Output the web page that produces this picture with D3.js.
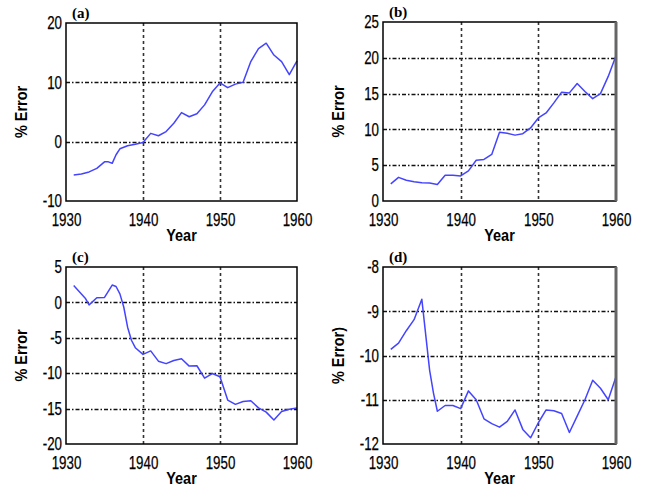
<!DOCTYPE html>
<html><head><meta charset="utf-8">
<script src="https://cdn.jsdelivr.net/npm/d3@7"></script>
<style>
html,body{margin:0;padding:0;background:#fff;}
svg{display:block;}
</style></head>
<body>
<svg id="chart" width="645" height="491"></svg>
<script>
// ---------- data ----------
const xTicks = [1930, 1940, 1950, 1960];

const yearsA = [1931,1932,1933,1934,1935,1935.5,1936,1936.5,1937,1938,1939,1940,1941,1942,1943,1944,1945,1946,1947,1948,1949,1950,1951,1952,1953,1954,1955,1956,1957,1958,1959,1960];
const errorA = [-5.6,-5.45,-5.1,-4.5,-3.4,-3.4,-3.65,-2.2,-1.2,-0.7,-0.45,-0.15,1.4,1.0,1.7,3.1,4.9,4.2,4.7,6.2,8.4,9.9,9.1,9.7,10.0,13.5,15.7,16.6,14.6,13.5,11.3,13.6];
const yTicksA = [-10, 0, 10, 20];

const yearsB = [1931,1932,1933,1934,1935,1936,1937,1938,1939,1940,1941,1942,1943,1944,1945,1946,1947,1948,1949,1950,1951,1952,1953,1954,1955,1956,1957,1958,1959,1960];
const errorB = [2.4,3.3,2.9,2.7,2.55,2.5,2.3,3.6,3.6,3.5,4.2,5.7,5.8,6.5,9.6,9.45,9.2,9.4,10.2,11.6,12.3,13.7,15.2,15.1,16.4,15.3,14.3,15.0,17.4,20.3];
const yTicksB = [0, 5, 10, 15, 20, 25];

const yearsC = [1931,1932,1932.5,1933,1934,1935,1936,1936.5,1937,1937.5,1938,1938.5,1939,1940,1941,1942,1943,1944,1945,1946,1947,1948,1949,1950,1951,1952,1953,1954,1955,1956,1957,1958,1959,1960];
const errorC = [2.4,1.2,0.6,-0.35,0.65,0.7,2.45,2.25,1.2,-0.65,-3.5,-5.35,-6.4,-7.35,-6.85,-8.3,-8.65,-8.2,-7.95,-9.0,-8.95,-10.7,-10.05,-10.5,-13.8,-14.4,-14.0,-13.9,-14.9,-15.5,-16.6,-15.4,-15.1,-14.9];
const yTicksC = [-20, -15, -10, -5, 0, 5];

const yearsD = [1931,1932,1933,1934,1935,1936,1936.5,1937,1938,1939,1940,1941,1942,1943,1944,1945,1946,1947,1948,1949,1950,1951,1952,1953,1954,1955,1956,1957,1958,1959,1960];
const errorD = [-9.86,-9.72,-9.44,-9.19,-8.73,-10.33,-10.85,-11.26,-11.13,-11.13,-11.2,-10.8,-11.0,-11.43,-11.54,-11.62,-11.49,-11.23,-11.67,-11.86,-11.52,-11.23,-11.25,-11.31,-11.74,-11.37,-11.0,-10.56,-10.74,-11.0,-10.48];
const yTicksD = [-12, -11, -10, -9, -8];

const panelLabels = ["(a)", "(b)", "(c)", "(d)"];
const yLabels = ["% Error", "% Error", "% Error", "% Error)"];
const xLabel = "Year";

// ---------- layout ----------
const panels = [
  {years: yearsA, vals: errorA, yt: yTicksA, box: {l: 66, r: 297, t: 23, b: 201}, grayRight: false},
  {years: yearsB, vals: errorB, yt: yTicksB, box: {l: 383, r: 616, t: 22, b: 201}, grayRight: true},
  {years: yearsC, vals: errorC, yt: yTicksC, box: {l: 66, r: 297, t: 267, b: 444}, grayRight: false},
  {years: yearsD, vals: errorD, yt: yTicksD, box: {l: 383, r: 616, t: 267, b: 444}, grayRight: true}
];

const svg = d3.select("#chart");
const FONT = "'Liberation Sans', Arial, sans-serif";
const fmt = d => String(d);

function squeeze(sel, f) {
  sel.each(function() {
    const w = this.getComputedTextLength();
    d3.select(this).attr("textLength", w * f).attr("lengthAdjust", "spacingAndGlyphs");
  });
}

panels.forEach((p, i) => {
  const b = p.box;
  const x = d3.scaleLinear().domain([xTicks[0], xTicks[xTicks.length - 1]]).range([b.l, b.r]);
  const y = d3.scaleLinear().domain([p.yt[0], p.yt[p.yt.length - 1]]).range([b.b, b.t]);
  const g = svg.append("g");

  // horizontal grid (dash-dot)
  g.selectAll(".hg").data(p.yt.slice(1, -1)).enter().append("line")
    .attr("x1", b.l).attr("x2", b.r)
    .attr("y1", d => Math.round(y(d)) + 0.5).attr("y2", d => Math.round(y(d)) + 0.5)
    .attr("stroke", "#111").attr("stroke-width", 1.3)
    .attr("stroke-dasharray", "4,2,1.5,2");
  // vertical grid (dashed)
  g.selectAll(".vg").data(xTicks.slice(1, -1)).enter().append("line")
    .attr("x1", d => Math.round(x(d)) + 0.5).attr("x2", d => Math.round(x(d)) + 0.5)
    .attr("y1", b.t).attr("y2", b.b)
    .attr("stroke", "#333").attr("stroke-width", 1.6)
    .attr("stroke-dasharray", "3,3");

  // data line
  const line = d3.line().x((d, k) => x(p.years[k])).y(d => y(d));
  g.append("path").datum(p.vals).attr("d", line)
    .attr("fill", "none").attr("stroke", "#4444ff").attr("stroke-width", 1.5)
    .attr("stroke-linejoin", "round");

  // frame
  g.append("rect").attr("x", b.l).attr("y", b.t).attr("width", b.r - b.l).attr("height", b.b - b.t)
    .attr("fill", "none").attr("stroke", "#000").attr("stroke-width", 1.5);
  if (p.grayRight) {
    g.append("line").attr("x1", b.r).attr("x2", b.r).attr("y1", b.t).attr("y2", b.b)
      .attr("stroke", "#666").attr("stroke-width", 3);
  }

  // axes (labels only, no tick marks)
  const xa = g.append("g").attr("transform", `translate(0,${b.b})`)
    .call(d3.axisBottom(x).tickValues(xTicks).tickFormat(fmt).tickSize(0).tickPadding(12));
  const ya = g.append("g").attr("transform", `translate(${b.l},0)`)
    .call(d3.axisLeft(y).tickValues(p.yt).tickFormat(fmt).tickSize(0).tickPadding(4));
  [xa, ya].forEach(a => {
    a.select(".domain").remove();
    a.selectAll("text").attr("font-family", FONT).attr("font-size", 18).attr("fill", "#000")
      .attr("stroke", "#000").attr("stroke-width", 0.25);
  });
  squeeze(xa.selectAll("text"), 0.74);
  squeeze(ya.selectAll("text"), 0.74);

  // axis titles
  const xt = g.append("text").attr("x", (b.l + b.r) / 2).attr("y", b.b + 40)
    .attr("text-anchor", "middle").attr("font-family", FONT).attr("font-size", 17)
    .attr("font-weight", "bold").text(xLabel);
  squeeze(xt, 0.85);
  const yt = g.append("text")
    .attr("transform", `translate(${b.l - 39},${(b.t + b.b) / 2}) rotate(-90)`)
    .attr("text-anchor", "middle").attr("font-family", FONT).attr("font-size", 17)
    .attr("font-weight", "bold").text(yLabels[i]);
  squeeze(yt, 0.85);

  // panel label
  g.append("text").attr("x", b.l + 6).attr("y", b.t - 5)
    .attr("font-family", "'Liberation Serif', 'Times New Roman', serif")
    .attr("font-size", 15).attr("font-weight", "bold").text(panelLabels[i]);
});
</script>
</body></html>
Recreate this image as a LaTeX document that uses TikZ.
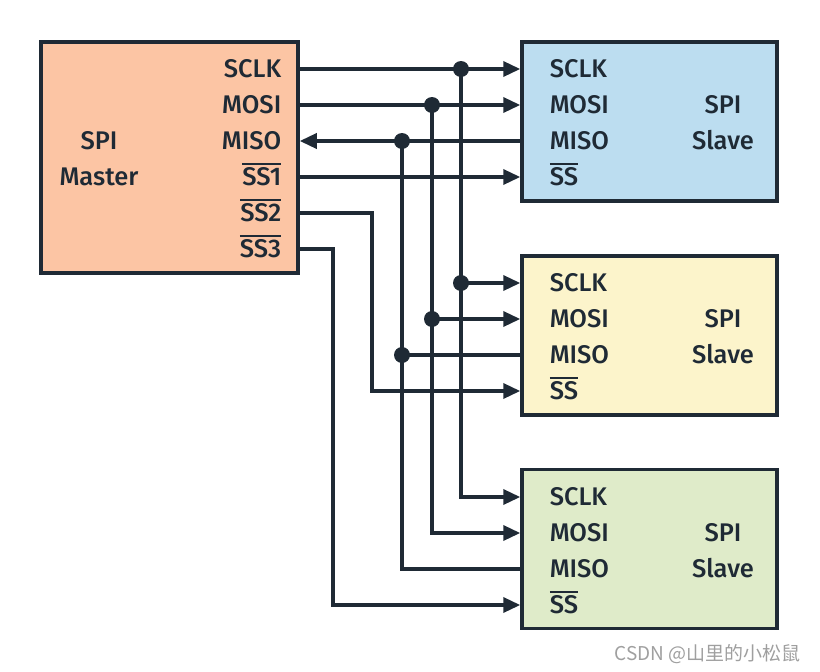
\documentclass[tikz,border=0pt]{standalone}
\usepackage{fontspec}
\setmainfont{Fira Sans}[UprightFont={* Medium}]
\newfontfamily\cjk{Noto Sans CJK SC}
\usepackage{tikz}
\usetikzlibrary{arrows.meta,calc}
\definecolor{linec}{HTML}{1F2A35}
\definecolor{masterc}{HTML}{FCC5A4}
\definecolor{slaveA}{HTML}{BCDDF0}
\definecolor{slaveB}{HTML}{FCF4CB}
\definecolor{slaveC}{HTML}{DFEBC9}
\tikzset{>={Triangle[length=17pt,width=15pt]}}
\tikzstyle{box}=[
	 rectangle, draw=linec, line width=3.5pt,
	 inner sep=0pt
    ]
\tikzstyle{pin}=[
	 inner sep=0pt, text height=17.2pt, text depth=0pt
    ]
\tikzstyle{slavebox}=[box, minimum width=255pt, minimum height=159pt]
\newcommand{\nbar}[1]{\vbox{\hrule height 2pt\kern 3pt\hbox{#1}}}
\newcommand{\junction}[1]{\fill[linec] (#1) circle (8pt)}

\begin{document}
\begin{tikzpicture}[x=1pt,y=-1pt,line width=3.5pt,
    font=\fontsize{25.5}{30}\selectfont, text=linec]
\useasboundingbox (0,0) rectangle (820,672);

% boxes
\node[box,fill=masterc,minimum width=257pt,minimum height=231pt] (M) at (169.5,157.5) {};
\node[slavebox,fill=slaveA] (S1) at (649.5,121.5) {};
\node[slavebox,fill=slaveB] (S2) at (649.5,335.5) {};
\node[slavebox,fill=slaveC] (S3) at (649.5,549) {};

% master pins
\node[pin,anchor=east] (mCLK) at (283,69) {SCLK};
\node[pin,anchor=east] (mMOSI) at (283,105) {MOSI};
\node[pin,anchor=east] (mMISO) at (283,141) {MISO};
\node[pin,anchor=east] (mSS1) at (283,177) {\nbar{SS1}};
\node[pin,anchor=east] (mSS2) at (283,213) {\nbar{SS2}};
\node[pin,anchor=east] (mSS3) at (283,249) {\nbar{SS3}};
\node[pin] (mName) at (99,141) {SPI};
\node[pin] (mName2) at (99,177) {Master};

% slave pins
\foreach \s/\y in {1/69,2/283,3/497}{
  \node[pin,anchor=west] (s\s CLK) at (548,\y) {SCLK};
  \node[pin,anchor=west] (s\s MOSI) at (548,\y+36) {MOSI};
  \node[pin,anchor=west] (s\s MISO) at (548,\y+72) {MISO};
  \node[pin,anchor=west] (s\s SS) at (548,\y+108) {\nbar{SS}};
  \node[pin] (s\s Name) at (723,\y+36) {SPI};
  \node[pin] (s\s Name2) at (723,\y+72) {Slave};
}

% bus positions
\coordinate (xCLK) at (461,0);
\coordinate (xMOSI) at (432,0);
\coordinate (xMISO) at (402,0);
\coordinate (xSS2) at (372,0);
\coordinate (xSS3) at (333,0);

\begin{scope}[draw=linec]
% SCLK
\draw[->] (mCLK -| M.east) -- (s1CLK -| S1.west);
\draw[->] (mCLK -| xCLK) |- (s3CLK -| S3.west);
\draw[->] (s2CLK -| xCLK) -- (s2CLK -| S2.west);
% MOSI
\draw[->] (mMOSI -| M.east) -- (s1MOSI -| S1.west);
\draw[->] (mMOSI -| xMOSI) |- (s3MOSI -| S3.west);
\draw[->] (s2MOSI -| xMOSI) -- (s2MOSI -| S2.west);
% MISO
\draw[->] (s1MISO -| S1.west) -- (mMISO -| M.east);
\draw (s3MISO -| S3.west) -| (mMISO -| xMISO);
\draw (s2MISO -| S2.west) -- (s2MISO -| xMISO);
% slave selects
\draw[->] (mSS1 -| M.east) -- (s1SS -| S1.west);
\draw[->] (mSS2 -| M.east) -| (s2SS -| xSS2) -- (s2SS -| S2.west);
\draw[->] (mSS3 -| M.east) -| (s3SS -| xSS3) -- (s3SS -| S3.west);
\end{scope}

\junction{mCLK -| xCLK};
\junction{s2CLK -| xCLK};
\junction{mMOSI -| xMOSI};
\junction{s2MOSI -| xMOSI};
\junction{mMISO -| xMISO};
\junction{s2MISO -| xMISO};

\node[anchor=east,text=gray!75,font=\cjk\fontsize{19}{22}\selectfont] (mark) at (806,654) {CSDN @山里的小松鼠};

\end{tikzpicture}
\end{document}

# WORK INSTRUCTIONS:
Without the pictures, return the listing above from its first line through the line that has "const xTicks = [1930, 1940, 1950, 1960];".

# TASK RESPONSE:
Output the web page that produces this picture with D3.js.
<!DOCTYPE html>
<html><head><meta charset="utf-8">
<script src="https://cdn.jsdelivr.net/npm/d3@7"></script>
<style>
html,body{margin:0;padding:0;background:#fff;}
svg{display:block;}
</style></head>
<body>
<svg id="chart" width="645" height="491"></svg>
<script>
// ---------- data ----------
const xTicks = [1930, 1940, 1950, 1960];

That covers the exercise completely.